Data masking is usually implemented to protect personally identifiable information (PII), such as a person’s social security number, phone number, home address, or date of birth. An insurance company would likely want to reduce risk by hiding data pertaining to sensitive information if they don’t believe access to the data is necessary for conducting analysis.
However, data masking can also be used for non-production environments where testing needs to be conducted on an application. The users testing the environment wouldn’t need to know specific data if their role is just to test the environment and application. Additionally, data masking may be used to adhere to compliance requirements like HIPAA.
What is object tagging?
Another resource for data governance within Snowflake is object tagging. Object tagging enables data stewards to track sensitive data for compliance and discovery, as well as grouping desired objects such as warehouses, databases, tables or views, and columns.
When a tag is created for a table, view, or column, data stewards can determine if the data should be fully masked, partially masked, or unmasked. When tags are associated with a warehouse, a user with the tag role can view the resource usage of the warehouse to determine what, when, and how this object is being utilized.
When is object tagging used?
There are several instances where object tagging can be useful; one use would be tagging “PII” to a column and adding extra text to describe the type of PII data located there. For example, a tag can be created for a warehouse dedicated to the sales department, enabling you to track usage and deduce why a specific warehouse is being used.
Where can data governance be applied?
Data governance applies to many industries that maintain a vast amount of data from their systems, including healthcare, supply chain and logistics, and insurance; and an effective data governance strategy may use data masking and object tagging in conjunction with each other.
As previously mentioned, one common use case for data masking is for insurance customers’ PII. Normally, analysts wouldn’t need to analyze the personal information of a customer to uncover useful information leading to key business decisions.

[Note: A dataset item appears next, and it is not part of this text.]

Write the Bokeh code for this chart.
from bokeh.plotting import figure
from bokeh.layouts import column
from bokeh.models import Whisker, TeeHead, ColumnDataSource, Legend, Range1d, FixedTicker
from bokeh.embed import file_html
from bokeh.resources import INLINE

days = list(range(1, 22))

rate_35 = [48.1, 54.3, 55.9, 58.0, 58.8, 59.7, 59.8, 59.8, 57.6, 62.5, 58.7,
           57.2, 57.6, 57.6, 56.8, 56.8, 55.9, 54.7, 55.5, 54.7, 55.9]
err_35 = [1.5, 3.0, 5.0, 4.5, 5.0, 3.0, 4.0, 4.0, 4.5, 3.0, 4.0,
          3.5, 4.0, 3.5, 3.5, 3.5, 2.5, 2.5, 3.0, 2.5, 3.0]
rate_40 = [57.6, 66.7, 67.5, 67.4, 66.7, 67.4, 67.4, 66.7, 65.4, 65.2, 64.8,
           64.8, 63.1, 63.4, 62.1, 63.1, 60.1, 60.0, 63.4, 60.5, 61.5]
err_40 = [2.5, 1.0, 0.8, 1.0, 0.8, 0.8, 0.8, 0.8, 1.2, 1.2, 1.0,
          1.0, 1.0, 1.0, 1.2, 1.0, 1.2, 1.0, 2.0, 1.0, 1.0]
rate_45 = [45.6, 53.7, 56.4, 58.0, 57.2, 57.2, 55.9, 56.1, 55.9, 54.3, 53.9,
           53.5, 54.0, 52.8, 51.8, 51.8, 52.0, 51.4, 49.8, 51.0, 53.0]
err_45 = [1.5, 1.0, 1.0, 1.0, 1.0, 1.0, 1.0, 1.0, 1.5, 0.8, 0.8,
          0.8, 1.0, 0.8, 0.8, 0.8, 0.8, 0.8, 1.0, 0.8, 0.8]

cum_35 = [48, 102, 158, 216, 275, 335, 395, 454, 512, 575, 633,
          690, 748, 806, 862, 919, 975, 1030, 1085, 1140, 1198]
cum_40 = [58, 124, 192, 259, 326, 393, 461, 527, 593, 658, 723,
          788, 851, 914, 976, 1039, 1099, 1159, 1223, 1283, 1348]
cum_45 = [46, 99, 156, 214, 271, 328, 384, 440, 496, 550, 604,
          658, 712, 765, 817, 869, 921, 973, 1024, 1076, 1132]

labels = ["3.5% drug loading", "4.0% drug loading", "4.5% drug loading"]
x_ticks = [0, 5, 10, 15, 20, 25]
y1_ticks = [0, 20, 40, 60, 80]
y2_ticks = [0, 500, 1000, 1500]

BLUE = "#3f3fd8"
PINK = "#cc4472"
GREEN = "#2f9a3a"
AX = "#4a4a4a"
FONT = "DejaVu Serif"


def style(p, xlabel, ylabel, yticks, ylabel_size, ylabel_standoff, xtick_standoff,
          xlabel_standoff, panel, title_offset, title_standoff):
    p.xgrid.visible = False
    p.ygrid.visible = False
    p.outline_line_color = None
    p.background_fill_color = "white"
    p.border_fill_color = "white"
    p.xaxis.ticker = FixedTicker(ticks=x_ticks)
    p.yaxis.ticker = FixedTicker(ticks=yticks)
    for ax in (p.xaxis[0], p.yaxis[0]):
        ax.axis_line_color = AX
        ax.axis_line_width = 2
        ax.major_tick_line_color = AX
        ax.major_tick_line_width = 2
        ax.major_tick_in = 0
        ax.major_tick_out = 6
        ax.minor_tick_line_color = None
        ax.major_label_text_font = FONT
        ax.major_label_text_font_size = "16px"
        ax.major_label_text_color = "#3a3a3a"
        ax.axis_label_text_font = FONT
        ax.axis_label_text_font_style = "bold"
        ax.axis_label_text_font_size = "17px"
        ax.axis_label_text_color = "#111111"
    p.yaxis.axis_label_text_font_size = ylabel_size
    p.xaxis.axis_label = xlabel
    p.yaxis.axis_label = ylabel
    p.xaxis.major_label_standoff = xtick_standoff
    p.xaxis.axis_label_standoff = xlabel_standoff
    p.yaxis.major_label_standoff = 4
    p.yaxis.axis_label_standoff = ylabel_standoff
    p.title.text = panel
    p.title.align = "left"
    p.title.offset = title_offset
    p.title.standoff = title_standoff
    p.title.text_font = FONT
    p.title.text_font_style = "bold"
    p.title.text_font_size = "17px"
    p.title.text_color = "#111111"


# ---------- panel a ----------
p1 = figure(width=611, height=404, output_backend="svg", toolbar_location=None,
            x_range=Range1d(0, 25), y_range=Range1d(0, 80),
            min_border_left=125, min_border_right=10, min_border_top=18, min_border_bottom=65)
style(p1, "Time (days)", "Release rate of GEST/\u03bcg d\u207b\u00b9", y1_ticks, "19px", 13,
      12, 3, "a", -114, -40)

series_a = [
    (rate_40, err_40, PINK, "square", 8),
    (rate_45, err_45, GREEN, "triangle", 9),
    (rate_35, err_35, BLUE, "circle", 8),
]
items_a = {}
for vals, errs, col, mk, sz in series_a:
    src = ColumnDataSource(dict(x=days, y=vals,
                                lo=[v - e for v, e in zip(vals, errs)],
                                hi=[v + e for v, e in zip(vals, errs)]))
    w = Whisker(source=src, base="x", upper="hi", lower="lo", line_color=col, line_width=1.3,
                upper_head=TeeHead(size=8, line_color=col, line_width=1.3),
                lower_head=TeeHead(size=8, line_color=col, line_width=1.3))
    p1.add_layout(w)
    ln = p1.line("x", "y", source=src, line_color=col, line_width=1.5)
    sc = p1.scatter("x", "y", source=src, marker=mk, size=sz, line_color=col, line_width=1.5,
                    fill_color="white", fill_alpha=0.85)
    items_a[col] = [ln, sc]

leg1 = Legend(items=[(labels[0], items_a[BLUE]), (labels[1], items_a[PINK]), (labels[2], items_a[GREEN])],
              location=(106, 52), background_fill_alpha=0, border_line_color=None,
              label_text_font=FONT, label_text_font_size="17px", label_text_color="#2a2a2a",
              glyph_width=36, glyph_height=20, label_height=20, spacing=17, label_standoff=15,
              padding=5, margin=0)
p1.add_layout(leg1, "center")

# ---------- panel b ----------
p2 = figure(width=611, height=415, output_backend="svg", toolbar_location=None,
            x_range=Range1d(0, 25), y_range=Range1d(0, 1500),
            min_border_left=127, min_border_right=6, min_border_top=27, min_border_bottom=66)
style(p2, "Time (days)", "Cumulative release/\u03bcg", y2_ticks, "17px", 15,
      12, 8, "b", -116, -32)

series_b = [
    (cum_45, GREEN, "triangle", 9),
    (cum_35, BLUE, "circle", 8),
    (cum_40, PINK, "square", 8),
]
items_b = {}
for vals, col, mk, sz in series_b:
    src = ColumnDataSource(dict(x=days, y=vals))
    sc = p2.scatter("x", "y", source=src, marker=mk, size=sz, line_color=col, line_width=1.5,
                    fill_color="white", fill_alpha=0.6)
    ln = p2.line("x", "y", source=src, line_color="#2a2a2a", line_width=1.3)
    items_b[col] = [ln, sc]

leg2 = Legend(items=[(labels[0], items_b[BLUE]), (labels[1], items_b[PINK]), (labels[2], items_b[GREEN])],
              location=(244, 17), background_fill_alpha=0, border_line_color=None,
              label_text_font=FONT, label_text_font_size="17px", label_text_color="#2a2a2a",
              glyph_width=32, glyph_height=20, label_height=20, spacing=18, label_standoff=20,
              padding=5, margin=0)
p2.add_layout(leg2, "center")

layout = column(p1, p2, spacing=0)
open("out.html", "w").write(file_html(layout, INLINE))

Therefore, the administrator would be able to mask columns for the customer’s name, phone number, address, social security number, and account number without interfering with analysis.
Object tagging is also valuable within the insurance industry as there is such a vast amount of data collected and consumed. A strong percentage of that data is sensitive information. Because there is so much data and it can be difficult to track those individual pieces of information, Snowflake’s object tagging feature can help with identifying and tracking the usage of those sensitive values for the business user.

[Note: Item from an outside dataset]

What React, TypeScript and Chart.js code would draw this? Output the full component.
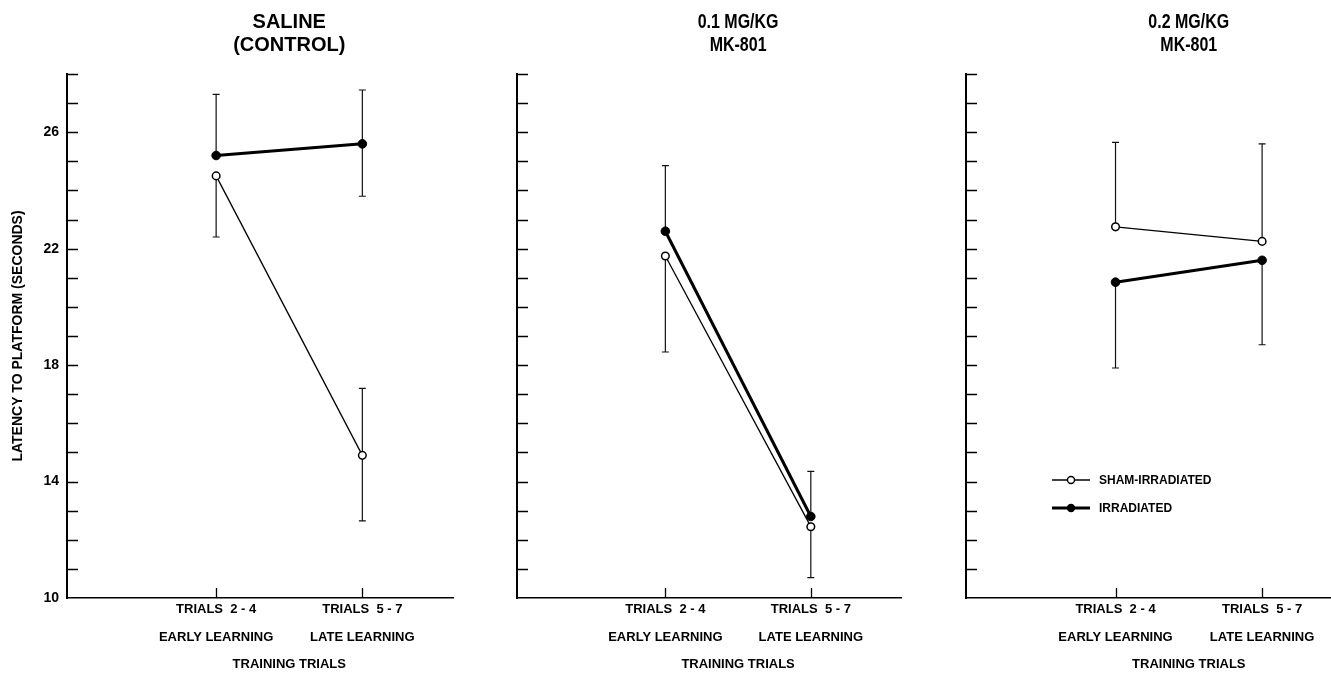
import React, { useEffect, useRef } from 'react';
import { Chart, registerables } from 'chart.js';

Chart.register(...registerables);

// ---------- data ----------
const categories = ['TRIALS  2 - 4', 'TRIALS  5 - 7'];
const phases = ['EARLY LEARNING', 'LATE LEARNING'];
const categoryX = [1, 2];
const xAxisTitle = 'TRAINING TRIALS';
const yAxisTitle = 'LATENCY TO PLATFORM (SECONDS)';
const yLabelValues = [10, 14, 18, 22, 26];
const seriesNames = ['SHAM-IRRADIATED', 'IRRADIATED'];
const panelTitles = [
  ['SALINE', '(CONTROL)'],
  ['0.1 MG/KG', 'MK-801'],
  ['0.2 MG/KG', 'MK-801'],
];

// Saline (control)
const salineSham = [24.5, 14.9];
const salineShamErrUp = [0, 2.3];
const salineShamErrDown = [2.1, 2.25];
const salineIrr = [25.2, 25.6];
const salineIrrErrUp = [2.1, 1.85];
const salineIrrErrDown = [0, 1.8];

// 0.1 mg/kg MK-801
const mk01Sham = [21.75, 12.45];
const mk01ShamErrUp = [0, 0];
const mk01ShamErrDown = [3.3, 1.75];
const mk01Irr = [22.6, 12.8];
const mk01IrrErrUp = [2.25, 1.55];
const mk01IrrErrDown = [0, 0];

// 0.2 mg/kg MK-801
const mk02Sham = [22.75, 22.25];
const mk02ShamErrUp = [2.9, 3.35];
const mk02ShamErrDown = [0, 0];
const mk02Irr = [20.85, 21.6];
const mk02IrrErrUp = [0, 0];
const mk02IrrErrDown = [2.95, 2.9];

const shamSeries = [salineSham, mk01Sham, mk02Sham];
const shamUp = [salineShamErrUp, mk01ShamErrUp, mk02ShamErrUp];
const shamDown = [salineShamErrDown, mk01ShamErrDown, mk02ShamErrDown];
const irrSeries = [salineIrr, mk01Irr, mk02Irr];
const irrUp = [salineIrrErrUp, mk01IrrErrUp, mk02IrrErrUp];
const irrDown = [salineIrrErrDown, mk01IrrErrDown, mk02IrrErrDown];

// ---------- layout ----------
const PAGE_W = 1331;
const PAGE_H = 673;
const panels = [
  { left: 0, width: 480, axisW: 67, padRight: 27, xMax: 2.62, yLabels: true, titleSquash: 1 },
  { left: 480, width: 450, axisW: 37, padRight: 29, xMax: 2.62, yLabels: false, titleSquash: 0.8 },
  { left: 930, width: 411, axisW: 36, padRight: 10, xMax: 2.47, yLabels: false, titleSquash: 0.8 },
];
const FONT = "'Liberation Sans', Arial, Helvetica, sans-serif";

const decor = {
  id: 'decor',
  beforeDatasetsDraw(chart: any) {
    const ctx = chart.ctx;
    const xs = chart.scales.x;
    const ys = chart.scales.y;
    ctx.save();
    ctx.strokeStyle = '#111';
    ctx.lineWidth = 1.2;
    chart.data.datasets.forEach((ds: any) => {
      ds.data.forEach((p: any, i: number) => {
        const x = xs.getPixelForValue(p.x);
        const y0 = ys.getPixelForValue(p.y);
        const ends: number[] = [];
        if (ds.errUp[i] > 0) ends.push(p.y + ds.errUp[i]);
        if (ds.errDown[i] > 0) ends.push(p.y - ds.errDown[i]);
        ends.forEach((v) => {
          const y1 = ys.getPixelForValue(v);
          ctx.beginPath();
          ctx.moveTo(x, y0);
          ctx.lineTo(x, y1);
          ctx.moveTo(x - 3.5, y1);
          ctx.lineTo(x + 3.5, y1);
          ctx.stroke();
        });
      });
    });
    ctx.restore();
  },
  afterDraw(chart: any, _args: any, opts: any) {
    const ctx = chart.ctx;
    const xs = chart.scales.x;
    const ys = chart.scales.y;
    const area = chart.chartArea;
    ctx.save();
    ctx.strokeStyle = '#000';
    // inward y ticks
    ctx.lineWidth = 1.5;
    ys.ticks.forEach((t: any) => {
      if (t.value <= ys.min) return;
      const y = Math.round(ys.getPixelForValue(t.value)) + 0.5;
      ctx.beginPath();
      ctx.moveTo(area.left, y);
      ctx.lineTo(area.left + 11, y);
      ctx.stroke();
    });
    // inward x ticks
    ctx.lineWidth = 1.3;
    categoryX.forEach((v) => {
      const x = Math.round(xs.getPixelForValue(v)) + 0.5;
      ctx.beginPath();
      ctx.moveTo(x, area.bottom);
      ctx.lineTo(x, area.bottom - 10);
      ctx.stroke();
    });
    // panel title
    const mid = xs.getPixelForValue((categoryX[0] + categoryX[1]) / 2);
    ctx.fillStyle = '#000';
    ctx.textAlign = 'center';
    ctx.textBaseline = 'middle';
    ctx.font = `bold 20px ${FONT}`;
    ctx.save();
    ctx.translate(mid, 0);
    ctx.scale(opts.squash, 1);
    ctx.fillText(opts.title[0], 0, 22);
    ctx.fillText(opts.title[1], 0, 45);
    ctx.restore();
    // x axis title
    ctx.font = `bold 13px ${FONT}`;
    ctx.fillText(xAxisTitle, mid, 664);
    // legend
    if (opts.legend) {
      const x1 = area.left + 86;
      const x2 = area.left + 124;
      const xm = (x1 + x2) / 2;
      const rows = [480, 508];
      ctx.textAlign = 'left';
      ctx.font = `bold 12px ${FONT}`;
      // sham
      ctx.lineWidth = 1.3;
      ctx.beginPath();
      ctx.moveTo(x1, rows[0]);
      ctx.lineTo(x2, rows[0]);
      ctx.stroke();
      ctx.beginPath();
      ctx.arc(xm, rows[0], 3.5, 0, Math.PI * 2);
      ctx.fillStyle = '#fff';
      ctx.fill();
      ctx.lineWidth = 1.4;
      ctx.stroke();
      ctx.fillStyle = '#000';
      ctx.fillText(seriesNames[0], x2 + 9, rows[0] + 1);
      // irradiated
      ctx.lineWidth = 3;
      ctx.beginPath();
      ctx.moveTo(x1, rows[1]);
      ctx.lineTo(x2, rows[1]);
      ctx.stroke();
      ctx.beginPath();
      ctx.arc(xm, rows[1], 4.2, 0, Math.PI * 2);
      ctx.fill();
      ctx.fillText(seriesNames[1], x2 + 9, rows[1] + 1);
    }
    ctx.restore();
  },
};

function Panel({ idx }: { idx: number }) {
  const ref = useRef<HTMLCanvasElement | null>(null);
  const cfg = panels[idx];
  useEffect(() => {
    if (!ref.current) return;
    const mk = (vals: number[]) => vals.map((v, i) => ({ x: categoryX[i], y: v }));
    const chart = new Chart(ref.current, {
      type: 'line',
      data: {
        datasets: [
          {
            label: seriesNames[1],
            data: mk(irrSeries[idx]),
            errUp: irrUp[idx],
            errDown: irrDown[idx],
            borderColor: '#000',
            backgroundColor: '#000',
            borderWidth: 3,
            pointRadius: 4.3,
            pointBackgroundColor: '#000',
            pointBorderColor: '#000',
            pointBorderWidth: 1,
          } as any,
          {
            label: seriesNames[0],
            data: mk(shamSeries[idx]),
            errUp: shamUp[idx],
            errDown: shamDown[idx],
            borderColor: '#000',
            backgroundColor: '#fff',
            borderWidth: 1.3,
            pointRadius: 3.8,
            pointBackgroundColor: '#fff',
            pointBorderColor: '#000',
            pointBorderWidth: 1.5,
          } as any,
        ],
      },
      options: {
        animation: false,
        responsive: false,
        devicePixelRatio: 1,
        events: [],
        layout: { padding: { top: 74, right: cfg.padRight, bottom: 0, left: 0 } },
        plugins: {
          legend: { display: false },
          tooltip: { enabled: false },
          decor: {
            title: panelTitles[idx],
            squash: cfg.titleSquash,
            legend: idx === 2,
          },
        } as any,
        scales: {
          x: {
            type: 'linear',
            min: -0.02,
            max: cfg.xMax,
            afterBuildTicks: (s: any) => {
              s.ticks = categoryX.map((v) => ({ value: v }));
            },
            afterFit: (s: any) => {
              s.height = PAGE_H - 598;
              s.paddingLeft = 0;
              s.paddingRight = 0;
            },
            ticks: {
              autoSkip: false,
              maxRotation: 0,
              padding: -3,
              color: '#000',
              font: { family: FONT, size: 13, weight: 'bold', lineHeight: 2.15 },
              callback: (v: any) => {
                const i = categoryX.indexOf(Number(v));
                return i >= 0 ? [categories[i], phases[i]] : '';
              },
            },
            grid: { display: false, drawTicks: false },
            border: { display: true, color: '#000', width: 1.6 },
          },
          y: {
            type: 'linear',
            min: 10,
            max: 28,
            afterFit: (s: any) => {
              s.width = cfg.axisW;
            },
            ticks: {
              stepSize: 1,
              display: cfg.yLabels,
              padding: 8,
              color: '#000',
              font: { family: FONT, size: 14, weight: 'bold' },
              callback: (v: any) => (yLabelValues.includes(Number(v)) ? String(v) : ''),
            },
            title: {
              display: cfg.yLabels,
              text: yAxisTitle,
              color: '#000',
              font: { family: FONT, size: 14, weight: 'bold' },
              padding: { top: 10, bottom: 0 },
            },
            grid: { display: false, drawTicks: false },
            border: { display: true, color: '#000', width: 2 },
          },
        },
      },
      plugins: [decor as any],
    } as any);
    return () => chart.destroy();
  }, [idx]);
  return (
    <canvas
      ref={ref}
      width={cfg.width}
      height={PAGE_H}
      style={{ position: 'absolute', left: cfg.left, top: 0, width: cfg.width, height: PAGE_H }}
    />
  );
}

export default function App() {
  return (
    <div
      style={{
        position: 'absolute',
        left: 0,
        top: 0,
        width: PAGE_W,
        height: PAGE_H,
        background: '#fff',
        overflow: 'hidden',
      }}
    >
      {panels.map((_, i) => (
        <Panel key={i} idx={i} />
      ))}
    </div>
  );
}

Using dynamic data masking and object tagging together, you will be able to gain insights into the locations of your sensitive data and the amount specific warehouses, tables, or columns are being used.
Think back to the situation we mentioned earlier where the property coverage sales department is on legacy system X. During that same time period, the workers’ compensation sales department is on another legacy system Y. How are you supposed to create a report to understand the profitability of these two departments?
One option is to use Snowflake to store all of the data from both legacy systems. Once the information is in the Snowflake environment, object tagging would allow you to tag the databases or tables that involve data about their respective departments. One tag can be specified for property coverage and another tag can be set for workers’ compensation data. When you’re tasked with creating a report of profitability involving these two departments, you can easily identify which information can be used. Because the tag was applied to the database, it will also be applied to all of the tables and their respective columns. You would be able to understand what columns are being used. After the data from both departments is accessible within Snowflake, data masking can then be used to ensure that the new data is only truly accessible to those who need it.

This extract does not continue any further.